Individual Health Leads
An Individual health lead is information about a shopper who wants insurance for himself or for family members.

Internet lead
As the name suggests, an Internet lead is information about a shopper that was provided over the Internet. If such information was given through the website of a reputable company, and gathered by means of a series of survey questionnaires designed specifically to bring out a prospect’s real interest in getting insurance, that information is called a Quality internet lead.

Lead generation
Lead generation is the method used to gather prospects systematically. Traditional lead generation include direct mail campaigns, print, radio, or TV advertising, and networking.

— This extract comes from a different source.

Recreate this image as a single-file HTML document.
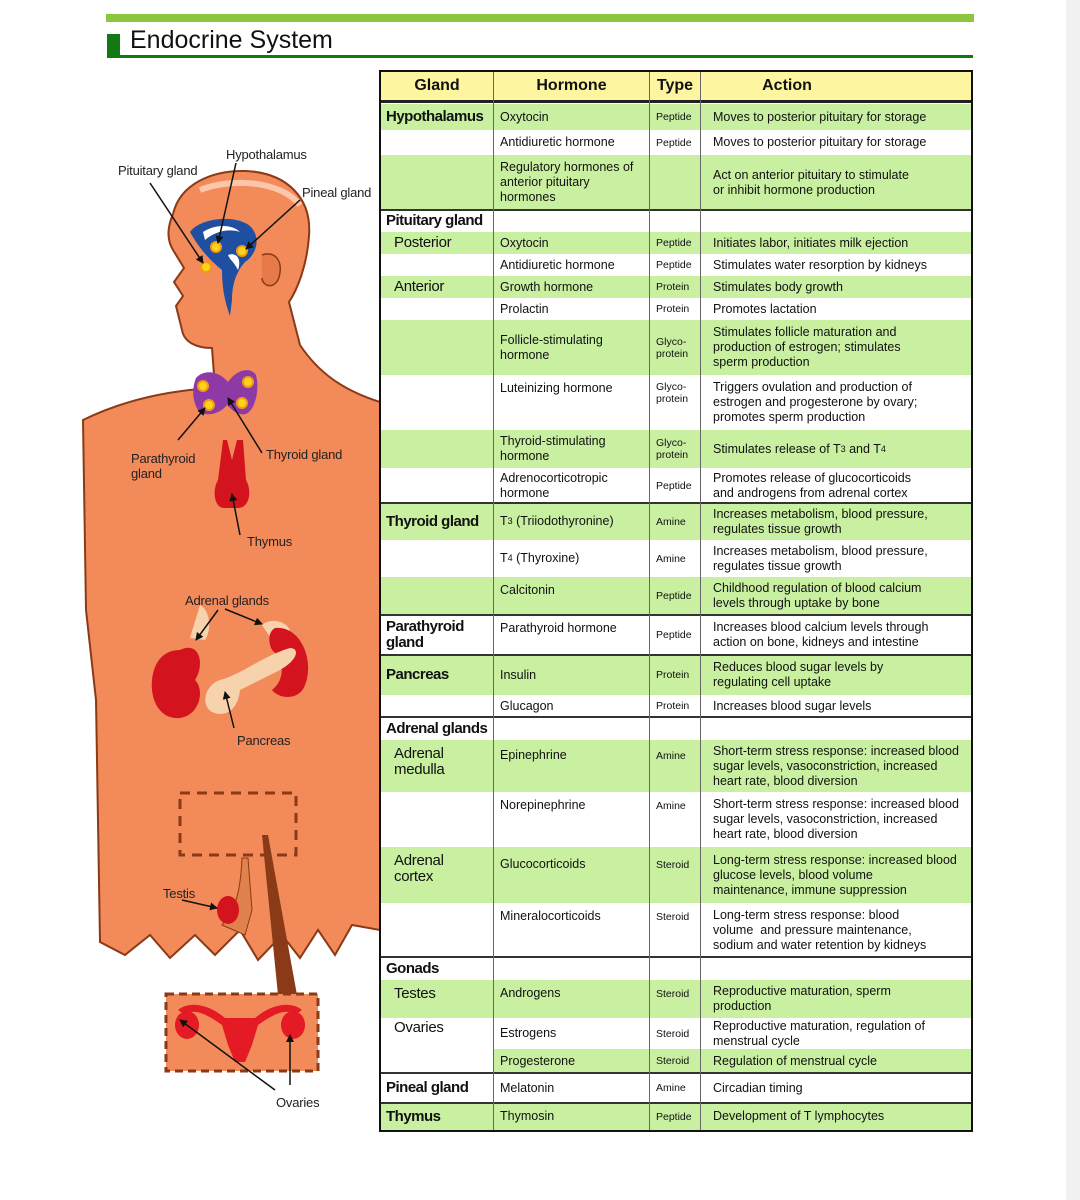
<!DOCTYPE html>
<html><head><meta charset="utf-8"><style>
body{margin:0;width:1080px;height:1200px;background:#fff;position:relative;overflow:hidden;font-family:"Liberation Sans",Arial,sans-serif;color:#111}
.strip{position:absolute;left:1066px;top:0;width:14px;height:1200px;background:#f1f1f1}
.tb{position:absolute;left:379px;top:70px;width:594px;height:1062px;border:2px solid #111;box-sizing:border-box}
.r{position:absolute;left:381px;width:590px}
.g{background:#c9f0a0}
.c{position:absolute;top:0;bottom:0;display:flex;align-items:center;font-size:12.5px;line-height:15px}
.c1{left:5px;width:108px;font-size:15px;line-height:16px;letter-spacing:-0.5px;white-space:nowrap}
.c1.b{font-weight:bold}
.c1.s{left:13px;letter-spacing:-0.3px}
.c2{left:119px;width:150px}
.c3{left:275px;width:48px;font-size:10.5px;line-height:12px}
.c4{left:332px;width:260px}
.t{align-items:flex-start;padding-top:6px}
.v{position:absolute;top:72px;width:1px;height:1058px;background:#666}
.h{position:absolute;left:381px;width:590px;height:2px;background:#333}
.hd{position:absolute;top:72px;height:27px;font-weight:bold;font-size:16px;display:flex;align-items:center;justify-content:center}
sub{font-size:9px}
.lb{position:absolute;font-size:13px;color:#222;line-height:15px;letter-spacing:-0.2px}
</style></head><body>
<div class="strip"></div>
<div style="position:absolute;left:106px;top:14px;width:868px;height:8px;background:#8cc63f"></div>
<div style="position:absolute;left:107px;top:34px;width:13px;height:24px;background:#137a13"></div>
<div style="position:absolute;left:107px;top:55px;width:866px;height:3px;background:#137a13"></div>
<div style="position:absolute;left:130px;top:26px;font-size:25px;color:#111">Endocrine System</div>

<svg style="position:absolute;left:0;top:0" width="380" height="1200">
<defs><marker id="a" markerWidth="8" markerHeight="8" refX="7" refY="4" orient="auto" markerUnits="userSpaceOnUse"><path d="M0,0 L8,4 L0,8 Z" fill="#111"/></marker></defs>
<path d="M215,388 L212,348 C196,348 184,342 182,330 L176,306 L183,296 L174,282 L184,268 L173,250 C166,238 168,226 173,214 C180,184 212,170 246,171 C287,173 312,198 309,236 C307,266 297,290 289,302 L300,345 C318,372 342,390 380,402 L380,930 L352,925 L335,955 L318,930 L300,958 L282,935 L258,960 L240,930 L215,955 L195,935 L170,958 L150,935 L125,955 L100,942 L96,700 L86,610 L83,420 C128,398 175,390 215,388 Z" fill="#f28a5a" stroke="#8a3a17" stroke-width="2"/>
<path d="M200,190 C230,178 280,180 300,205" stroke="#ffe0cc" stroke-width="6" fill="none" opacity=".7"/>
<path d="M262,255 C275,250 285,262 278,280 C272,290 262,285 262,278" fill="#e67a4a" stroke="#8a3a17" stroke-width="1.5"/>
<path d="M190,232 C200,218 235,214 250,226 C262,238 256,255 245,262 C236,272 232,285 232,300 L230,316 C224,300 222,285 222,270 C212,262 200,250 190,232 Z" fill="#1f4fa0"/>
<path d="M203,232 C215,224 232,224 240,232 C228,228 214,232 205,240 Z M228,255 C236,252 242,258 238,270 C234,262 230,260 228,255 Z" fill="#fff"/>
<g fill="#ffd21c" stroke="#f39c12" stroke-width="2"><circle cx="206" cy="267" r="5"/><circle cx="216" cy="247" r="5"/><circle cx="242" cy="251" r="5"/></g>
<path d="M196,378 C205,368 220,372 228,382 C236,370 250,366 256,375 C260,390 255,410 246,414 C238,416 232,410 227,405 C220,414 205,418 198,410 C192,400 192,388 196,378 Z" fill="#8e3aa6"/>
<g fill="#ffd21c" stroke="#f39c12" stroke-width="2"><circle cx="203" cy="386" r="5"/><circle cx="248" cy="382" r="5"/><circle cx="209" cy="405" r="5"/><circle cx="242" cy="403" r="5"/></g>
<path d="M223,440 L227,440 L232,460 L237,440 L243,440 L246,480 C252,490 250,508 238,508 L224,508 C214,508 212,490 218,480 Z" fill="#d3131e"/>
<path d="M200,605 C210,610 212,630 205,640 L190,638 Z" fill="#f6d3ad"/>
<path d="M262,625 C270,618 285,620 290,630 L272,640 Z" fill="#f6d3ad"/>
<path d="M180,650 C200,640 205,665 195,680 C205,690 200,715 180,718 C160,720 150,700 152,680 C154,660 165,650 180,650 Z" fill="#d3131e"/>
<path d="M275,628 C300,625 315,660 305,685 C300,700 280,700 272,690 C285,680 285,660 272,650 C268,642 268,632 275,628 Z" fill="#d3131e"/>
<path d="M290,648 C300,648 298,660 280,670 L240,690 C238,710 225,718 212,712 C200,705 205,685 220,680 C240,675 265,655 290,648 Z" fill="#f6d3ad"/>
<rect x="180" y="793" width="116" height="62" fill="none" stroke="#8a3a17" stroke-width="3" stroke-dasharray="10,7"/>
<path d="M262,835 L268,835 L297,995 L278,995 Z" fill="#8a3a17"/>
<path d="M242,858 L248,858 L252,910 L245,935 L222,925 C230,915 240,905 242,858 Z" fill="#e0814e" stroke="#8a3a17" stroke-width="1"/>
<ellipse cx="228" cy="910" rx="11" ry="14" fill="#d3131e"/>
<rect x="166" y="994" width="152" height="77" fill="#f28a5a" stroke="#8a3a17" stroke-width="3" stroke-dasharray="8,5"/>
<path d="M178,1010 C190,1000 210,1005 225,1018 L255,1018 C270,1005 290,1000 302,1010 L296,1014 C285,1008 272,1015 258,1025 L252,1045 L245,1062 L235,1062 L228,1045 L222,1025 C208,1015 195,1008 184,1014 Z" fill="#e41a24"/>
<ellipse cx="187" cy="1025" rx="12" ry="14" fill="#e41a24"/>
<ellipse cx="293" cy="1025" rx="12" ry="14" fill="#e41a24"/>
<g stroke="#111" stroke-width="1.5" marker-end="url(#a)">
<line x1="150" y1="183" x2="203" y2="263"/><line x1="236" y1="163" x2="218" y2="243"/><line x1="300" y1="200" x2="246" y2="249"/>
<line x1="178" y1="440" x2="205" y2="408"/><line x1="262" y1="453" x2="228" y2="398"/><line x1="240" y1="535" x2="232" y2="494"/>
<line x1="218" y1="610" x2="196" y2="640"/><line x1="225" y1="609" x2="262" y2="624"/><line x1="234" y1="728" x2="225" y2="692"/>
<line x1="182" y1="900" x2="217" y2="908"/><line x1="275" y1="1090" x2="180" y2="1020"/><line x1="290" y1="1085" x2="290" y2="1035"/>
</g></svg>
<div class="lb" style="left:226px;top:147px">Hypothalamus</div>
<div class="lb" style="left:118px;top:163px">Pituitary gland</div>
<div class="lb" style="left:302px;top:185px">Pineal gland</div>
<div class="lb" style="left:131px;top:451px">Parathyroid<br>gland</div>
<div class="lb" style="left:266px;top:447px">Thyroid gland</div>
<div class="lb" style="left:247px;top:534px">Thymus</div>
<div class="lb" style="left:185px;top:593px">Adrenal glands</div>
<div class="lb" style="left:237px;top:733px">Pancreas</div>
<div class="lb" style="left:163px;top:886px">Testis</div>
<div class="lb" style="left:276px;top:1095px">Ovaries</div>

<div style="position:absolute;left:381px;top:72px;width:590px;height:28px;background:#fdf5a0"></div>
<div class="h" style="top:100px;height:3px;background:#222"></div>

<div class="r g" style="top:104px;height:26px"><div class="c c1 b">Hypothalamus</div><div class="c c2">Oxytocin</div><div class="c c3">Peptide</div><div class="c c4">Moves to posterior pituitary for storage</div></div>
<div class="r" style="top:130px;height:25px"><div class="c c2">Antidiuretic hormone</div><div class="c c3">Peptide</div><div class="c c4">Moves to posterior pituitary for storage</div></div>
<div class="r g" style="top:155px;height:55px"><div class="c c2">Regulatory hormones of<br>anterior pituitary<br>hormones</div><div class="c c4">Act on anterior pituitary to stimulate<br>or inhibit hormone production</div></div>
<div class="r" style="top:210px;height:22px"><div class="c c1 b">Pituitary gland</div></div>
<div class="r g" style="top:232px;height:22px"><div class="c c1 s">Posterior</div><div class="c c2">Oxytocin</div><div class="c c3">Peptide</div><div class="c c4">Initiates labor, initiates milk ejection</div></div>
<div class="r" style="top:254px;height:22px"><div class="c c2">Antidiuretic hormone</div><div class="c c3">Peptide</div><div class="c c4">Stimulates water resorption by kidneys</div></div>
<div class="r g" style="top:276px;height:22px"><div class="c c1 s">Anterior</div><div class="c c2">Growth hormone</div><div class="c c3">Protein</div><div class="c c4">Stimulates body growth</div></div>
<div class="r" style="top:298px;height:22px"><div class="c c2">Prolactin</div><div class="c c3">Protein</div><div class="c c4">Promotes lactation</div></div>
<div class="r g" style="top:320px;height:55px"><div class="c c2">Follicle-stimulating<br>hormone</div><div class="c c3">Glyco-<br>protein</div><div class="c c4">Stimulates follicle maturation and<br>production of estrogen; stimulates<br>sperm production</div></div>
<div class="r" style="top:375px;height:55px"><div class="c c2 t">Luteinizing hormone</div><div class="c c3 t">Glyco-<br>protein</div><div class="c c4">Triggers ovulation and production of<br>estrogen and progesterone by ovary;<br>promotes sperm production</div></div>
<div class="r g" style="top:430px;height:38px"><div class="c c2">Thyroid-stimulating<br>hormone</div><div class="c c3">Glyco-<br>protein</div><div class="c c4">Stimulates release of T<sub>3</sub>&nbsp;and T<sub>4</sub></div></div>
<div class="r" style="top:468px;height:35px"><div class="c c2">Adrenocorticotropic<br>hormone</div><div class="c c3">Peptide</div><div class="c c4">Promotes release of glucocorticoids<br>and androgens from adrenal cortex</div></div>
<div class="r g" style="top:503px;height:37px"><div class="c c1 b">Thyroid gland</div><div class="c c2">T<sub>3</sub>&nbsp;(Triiodothyronine)</div><div class="c c3">Amine</div><div class="c c4">Increases metabolism, blood pressure,<br>regulates tissue growth</div></div>
<div class="r" style="top:540px;height:37px"><div class="c c2">T<sub>4</sub>&nbsp;(Thyroxine)</div><div class="c c3">Amine</div><div class="c c4">Increases metabolism, blood pressure,<br>regulates tissue growth</div></div>
<div class="r g" style="top:577px;height:38px"><div class="c c2 t">Calcitonin</div><div class="c c3">Peptide</div><div class="c c4">Childhood regulation of blood calcium<br>levels through uptake by bone</div></div>
<div class="r" style="top:615px;height:40px"><div class="c c1 b t" style="padding-top:4px">Parathyroid<br>gland</div><div class="c c2 t">Parathyroid hormone</div><div class="c c3">Peptide</div><div class="c c4">Increases blood calcium levels through<br>action on bone, kidneys and intestine</div></div>
<div class="r g" style="top:655px;height:40px"><div class="c c1 b">Pancreas</div><div class="c c2">Insulin</div><div class="c c3">Protein</div><div class="c c4">Reduces blood sugar levels by<br>regulating cell uptake</div></div>
<div class="r" style="top:695px;height:22px"><div class="c c2">Glucagon</div><div class="c c3">Protein</div><div class="c c4">Increases blood sugar levels</div></div>
<div class="r" style="top:717px;height:23px"><div class="c c1 b">Adrenal glands</div></div>
<div class="r g" style="top:740px;height:52px"><div class="c c1 s t">Adrenal<br>medulla</div><div class="c c2 t" style="padding-top:8px">Epinephrine</div><div class="c c3 t" style="padding-top:10px">Amine</div><div class="c c4">Short-term stress response: increased blood<br>sugar levels, vasoconstriction, increased<br>heart rate, blood diversion</div></div>
<div class="r" style="top:792px;height:55px"><div class="c c2 t">Norepinephrine</div><div class="c c3 t" style="padding-top:8px">Amine</div><div class="c c4 t" style="padding-top:5px">Short-term stress response: increased blood<br>sugar levels, vasoconstriction, increased<br>heart rate, blood diversion</div></div>
<div class="r g" style="top:847px;height:56px"><div class="c c1 s t">Adrenal<br>cortex</div><div class="c c2 t" style="padding-top:10px">Glucocorticoids</div><div class="c c3 t" style="padding-top:12px">Steroid</div><div class="c c4">Long-term stress response: increased blood<br>glucose levels, blood volume<br>maintenance, immune suppression</div></div>
<div class="r" style="top:903px;height:54px"><div class="c c2 t">Mineralocorticoids</div><div class="c c3 t" style="padding-top:8px">Steroid</div><div class="c c4">Long-term stress response: blood<br>volume&nbsp; and pressure maintenance,<br>sodium and water retention by kidneys</div></div>
<div class="r" style="top:957px;height:23px"><div class="c c1 b">Gonads</div></div>
<div class="r g" style="top:980px;height:38px"><div class="c c1 s t">Testes</div><div class="c c2 t">Androgens</div><div class="c c3 t" style="padding-top:8px">Steroid</div><div class="c c4">Reproductive maturation, sperm<br>production</div></div>
<div class="r" style="top:1018px;height:31px"><div class="c c1 s t" style="padding-top:2px">Ovaries</div><div class="c c2">Estrogens</div><div class="c c3">Steroid</div><div class="c c4">Reproductive maturation, regulation of<br>menstrual cycle</div></div>
<div class="r" style="top:1049px;height:24px"><div class="g" style="position:absolute;left:112px;right:0;top:0;bottom:0"></div><div class="c c2">Progesterone</div><div class="c c3">Steroid</div><div class="c c4">Regulation of menstrual cycle</div></div>
<div class="r" style="top:1073px;height:30px"><div class="c c1 b">Pineal gland</div><div class="c c2">Melatonin</div><div class="c c3">Amine</div><div class="c c4">Circadian timing</div></div>
<div class="r g" style="top:1103px;height:27px"><div class="c c1 b">Thymus</div><div class="c c2">Thymosin</div><div class="c c3">Peptide</div><div class="c c4">Development of T lymphocytes</div></div>

<div class="h" style="top:209px"></div><div class="h" style="top:502px"></div><div class="h" style="top:614px"></div><div class="h" style="top:654px"></div><div class="h" style="top:716px"></div><div class="h" style="top:956px"></div><div class="h" style="top:1072px"></div><div class="h" style="top:1102px"></div>
<div class="v" style="left:493px"></div><div class="v" style="left:649px"></div><div class="v" style="left:700px"></div>
<div class="hd" style="left:381px;width:112px">Gland</div>
<div class="hd" style="left:494px;width:155px">Hormone</div>
<div class="hd" style="left:650px;width:50px">Type</div>
<div class="hd" style="left:701px;width:172px">Action</div>
<div class="tb"></div>
</body></html>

More recent lead generation methods are conducted online. They include email campaigns, use of search engines, and creating websites. Lead generation is a key activity for all businesses.

Lead management
Lead management refers to the system that an insurance company applies to maximize its ROI from purchased leads.  Good lead management makes use of strategies such as tracking email marketing and other campaigns, consolidating lead data such as names, addresses, and quotes in one location to facilitate access, and using the right type of lead management software.

Life Leads
A Life lead is a prospect who’s interested in getting life insurance.

Offline Marketing
Offline marketing involve traditional methods of creating awareness of your business in the market. Examples are radio and print advertising, telemarketing, and television ads. It’s difficult to measure how effective such campaigns go and costs involved can be quite substantial.

Online Marketing
Online marketing techniques such as buying internet leads, website creation, email campaigns, search engine optimization, and pay-per-click ads are much easier to measure effectively. Online marketing can be designed to acquire prospects based on specific demographics, such as state, age, or policy types. They provide much higher returns on investment than offline marketing.

PPC
PPC stands for pay-per-click. It’s a kind of online advertising that makes use of ads placed on the results of search engines. Ad placements are bid on and the best places can be quite costly, but they do generate a lot of web traffic.

Quote Engine
Quote engines are software programs used to make quick quotes from different carriers, usually within a minute from the time a prospect asks for comparisons.

ROI
ROI stands for return on investment. A successful investment is usually measured by a high ROI.

SEO
SEO stands for search engine optimization. A search engine ranks the results of a search by using keywords and phrases (such as insurance quotes or insurance policy) found on different web pages. SEO doesn’t just count these keywords, they use a system based on the website’s original written content. Results vary widely and professional SEO work can be costly.

Shared leads
A Shared lead is insurance information from a shopper that’s sold to more than one agent. A shared lead is a good investment if it’s sold less than 5 times, since the chance of closing the prospect is quite good. Think twice if it’s more than five because the rate of success falls steeply from that point on.

Uninsurable Leads
Uninsurable leads are high risk individuals that carriers will not insure, usually because of a prior medical condition. But they make a good income source for resourceful agents who can get business by enrolling them in discount medical programs.